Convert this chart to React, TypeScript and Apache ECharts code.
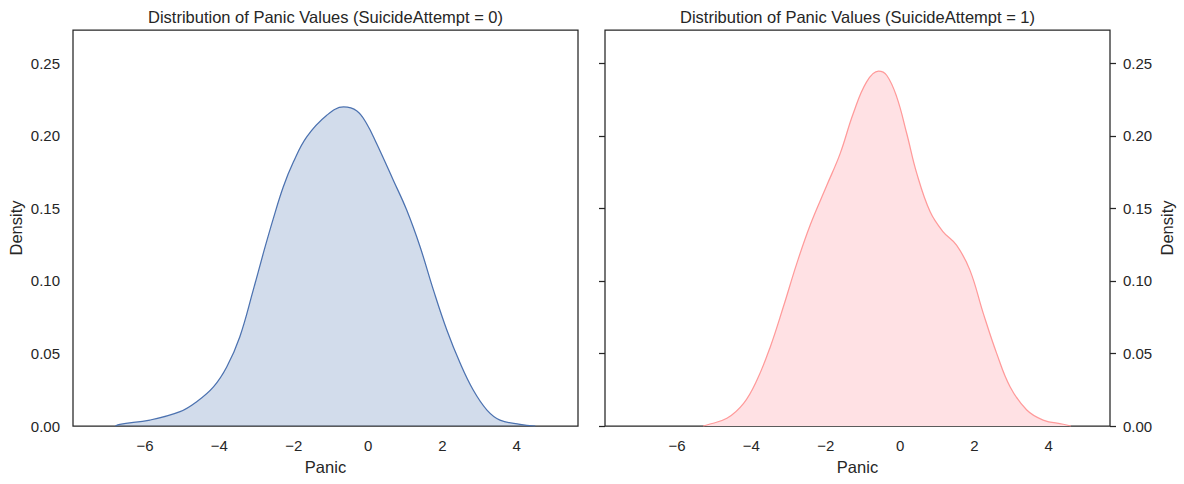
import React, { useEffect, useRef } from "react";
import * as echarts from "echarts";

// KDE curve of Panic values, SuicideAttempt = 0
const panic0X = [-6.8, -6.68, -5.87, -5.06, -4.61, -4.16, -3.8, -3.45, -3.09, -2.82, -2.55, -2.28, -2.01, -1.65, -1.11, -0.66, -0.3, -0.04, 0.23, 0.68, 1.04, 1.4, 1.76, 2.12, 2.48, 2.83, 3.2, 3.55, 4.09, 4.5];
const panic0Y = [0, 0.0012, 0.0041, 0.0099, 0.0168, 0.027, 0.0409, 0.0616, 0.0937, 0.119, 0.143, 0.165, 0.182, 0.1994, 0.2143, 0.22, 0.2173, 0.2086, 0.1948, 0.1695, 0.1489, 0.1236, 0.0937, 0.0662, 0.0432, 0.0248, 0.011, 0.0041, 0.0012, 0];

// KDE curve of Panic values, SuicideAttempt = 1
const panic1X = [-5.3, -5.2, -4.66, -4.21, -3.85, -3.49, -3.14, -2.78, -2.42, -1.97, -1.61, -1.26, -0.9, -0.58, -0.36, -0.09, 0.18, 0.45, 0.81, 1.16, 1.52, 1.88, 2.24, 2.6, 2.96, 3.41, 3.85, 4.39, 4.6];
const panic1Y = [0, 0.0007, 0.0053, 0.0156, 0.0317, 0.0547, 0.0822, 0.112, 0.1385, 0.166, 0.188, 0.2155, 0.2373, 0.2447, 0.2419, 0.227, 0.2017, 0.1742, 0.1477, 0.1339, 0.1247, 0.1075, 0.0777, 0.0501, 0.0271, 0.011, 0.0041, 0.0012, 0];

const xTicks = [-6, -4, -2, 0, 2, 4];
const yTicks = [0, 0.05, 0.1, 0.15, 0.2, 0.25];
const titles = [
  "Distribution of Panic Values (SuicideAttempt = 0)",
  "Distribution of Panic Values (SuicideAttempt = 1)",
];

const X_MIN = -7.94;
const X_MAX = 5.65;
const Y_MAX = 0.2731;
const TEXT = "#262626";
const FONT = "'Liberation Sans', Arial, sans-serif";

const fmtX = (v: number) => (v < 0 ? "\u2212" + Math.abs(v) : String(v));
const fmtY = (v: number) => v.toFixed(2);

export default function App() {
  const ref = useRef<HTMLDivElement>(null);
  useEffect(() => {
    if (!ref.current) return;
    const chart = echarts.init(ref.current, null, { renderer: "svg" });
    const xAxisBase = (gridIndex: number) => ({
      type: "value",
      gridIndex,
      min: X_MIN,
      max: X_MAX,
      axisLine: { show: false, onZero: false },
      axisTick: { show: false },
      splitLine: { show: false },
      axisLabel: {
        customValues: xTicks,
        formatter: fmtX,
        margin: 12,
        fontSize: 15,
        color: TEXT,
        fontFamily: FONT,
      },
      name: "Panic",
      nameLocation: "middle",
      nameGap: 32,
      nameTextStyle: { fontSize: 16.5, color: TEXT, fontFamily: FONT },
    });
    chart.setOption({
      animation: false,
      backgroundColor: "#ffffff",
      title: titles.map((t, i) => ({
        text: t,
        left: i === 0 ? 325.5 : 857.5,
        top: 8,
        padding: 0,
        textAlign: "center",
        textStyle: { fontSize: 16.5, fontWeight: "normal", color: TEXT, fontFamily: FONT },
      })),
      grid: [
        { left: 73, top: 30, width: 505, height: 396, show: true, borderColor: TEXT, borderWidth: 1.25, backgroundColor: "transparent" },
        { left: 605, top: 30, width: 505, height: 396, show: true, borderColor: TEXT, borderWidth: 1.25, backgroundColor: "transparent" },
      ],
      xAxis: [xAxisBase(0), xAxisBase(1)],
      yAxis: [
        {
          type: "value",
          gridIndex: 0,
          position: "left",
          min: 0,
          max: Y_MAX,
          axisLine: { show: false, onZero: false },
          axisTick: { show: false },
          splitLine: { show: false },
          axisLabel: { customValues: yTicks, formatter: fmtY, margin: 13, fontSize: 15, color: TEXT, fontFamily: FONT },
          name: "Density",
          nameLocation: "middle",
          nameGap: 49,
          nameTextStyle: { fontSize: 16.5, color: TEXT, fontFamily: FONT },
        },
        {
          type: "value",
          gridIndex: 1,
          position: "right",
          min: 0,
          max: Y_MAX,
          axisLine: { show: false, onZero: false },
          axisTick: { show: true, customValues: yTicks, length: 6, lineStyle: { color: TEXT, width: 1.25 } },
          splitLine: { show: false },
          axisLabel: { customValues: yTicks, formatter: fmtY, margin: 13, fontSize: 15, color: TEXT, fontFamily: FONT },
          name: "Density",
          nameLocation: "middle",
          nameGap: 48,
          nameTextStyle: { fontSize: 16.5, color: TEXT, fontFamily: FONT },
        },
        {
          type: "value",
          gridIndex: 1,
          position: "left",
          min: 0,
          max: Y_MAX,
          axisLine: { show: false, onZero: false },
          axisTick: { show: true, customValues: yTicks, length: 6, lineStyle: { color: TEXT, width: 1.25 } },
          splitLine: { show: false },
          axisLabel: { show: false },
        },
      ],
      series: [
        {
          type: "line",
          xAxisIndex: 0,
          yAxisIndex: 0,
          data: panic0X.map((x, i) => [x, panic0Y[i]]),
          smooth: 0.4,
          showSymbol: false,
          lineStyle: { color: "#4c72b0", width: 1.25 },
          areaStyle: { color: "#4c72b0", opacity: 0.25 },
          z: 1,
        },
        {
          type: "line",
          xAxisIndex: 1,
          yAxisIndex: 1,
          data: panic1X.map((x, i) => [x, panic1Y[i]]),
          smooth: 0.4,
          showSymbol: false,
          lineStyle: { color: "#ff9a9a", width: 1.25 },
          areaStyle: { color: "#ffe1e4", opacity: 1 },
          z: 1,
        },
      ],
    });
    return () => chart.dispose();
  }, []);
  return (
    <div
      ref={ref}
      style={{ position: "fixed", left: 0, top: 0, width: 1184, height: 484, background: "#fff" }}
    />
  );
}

**TASK TO CARRY OUT:**
Each line from the top of the material through the line containing "const fmtY = (v: number) => v.toFixed(2);" should be reproduced exactly; please drop any images.

**TASK ANSWER:**
Convert this chart to React, TypeScript and Apache ECharts code.
import React, { useEffect, useRef } from "react";
import * as echarts from "echarts";

// KDE curve of Panic values, SuicideAttempt = 0
const panic0X = [-6.8, -6.68, -5.87, -5.06, -4.61, -4.16, -3.8, -3.45, -3.09, -2.82, -2.55, -2.28, -2.01, -1.65, -1.11, -0.66, -0.3, -0.04, 0.23, 0.68, 1.04, 1.4, 1.76, 2.12, 2.48, 2.83, 3.2, 3.55, 4.09, 4.5];
const panic0Y = [0, 0.0012, 0.0041, 0.0099, 0.0168, 0.027, 0.0409, 0.0616, 0.0937, 0.119, 0.143, 0.165, 0.182, 0.1994, 0.2143, 0.22, 0.2173, 0.2086, 0.1948, 0.1695, 0.1489, 0.1236, 0.0937, 0.0662, 0.0432, 0.0248, 0.011, 0.0041, 0.0012, 0];

// KDE curve of Panic values, SuicideAttempt = 1
const panic1X = [-5.3, -5.2, -4.66, -4.21, -3.85, -3.49, -3.14, -2.78, -2.42, -1.97, -1.61, -1.26, -0.9, -0.58, -0.36, -0.09, 0.18, 0.45, 0.81, 1.16, 1.52, 1.88, 2.24, 2.6, 2.96, 3.41, 3.85, 4.39, 4.6];
const panic1Y = [0, 0.0007, 0.0053, 0.0156, 0.0317, 0.0547, 0.0822, 0.112, 0.1385, 0.166, 0.188, 0.2155, 0.2373, 0.2447, 0.2419, 0.227, 0.2017, 0.1742, 0.1477, 0.1339, 0.1247, 0.1075, 0.0777, 0.0501, 0.0271, 0.011, 0.0041, 0.0012, 0];

const xTicks = [-6, -4, -2, 0, 2, 4];
const yTicks = [0, 0.05, 0.1, 0.15, 0.2, 0.25];
const titles = [
  "Distribution of Panic Values (SuicideAttempt = 0)",
  "Distribution of Panic Values (SuicideAttempt = 1)",
];

const X_MIN = -7.94;
const X_MAX = 5.65;
const Y_MAX = 0.2731;
const TEXT = "#262626";
const FONT = "'Liberation Sans', Arial, sans-serif";

const fmtX = (v: number) => (v < 0 ? "\u2212" + Math.abs(v) : String(v));
const fmtY = (v: number) => v.toFixed(2);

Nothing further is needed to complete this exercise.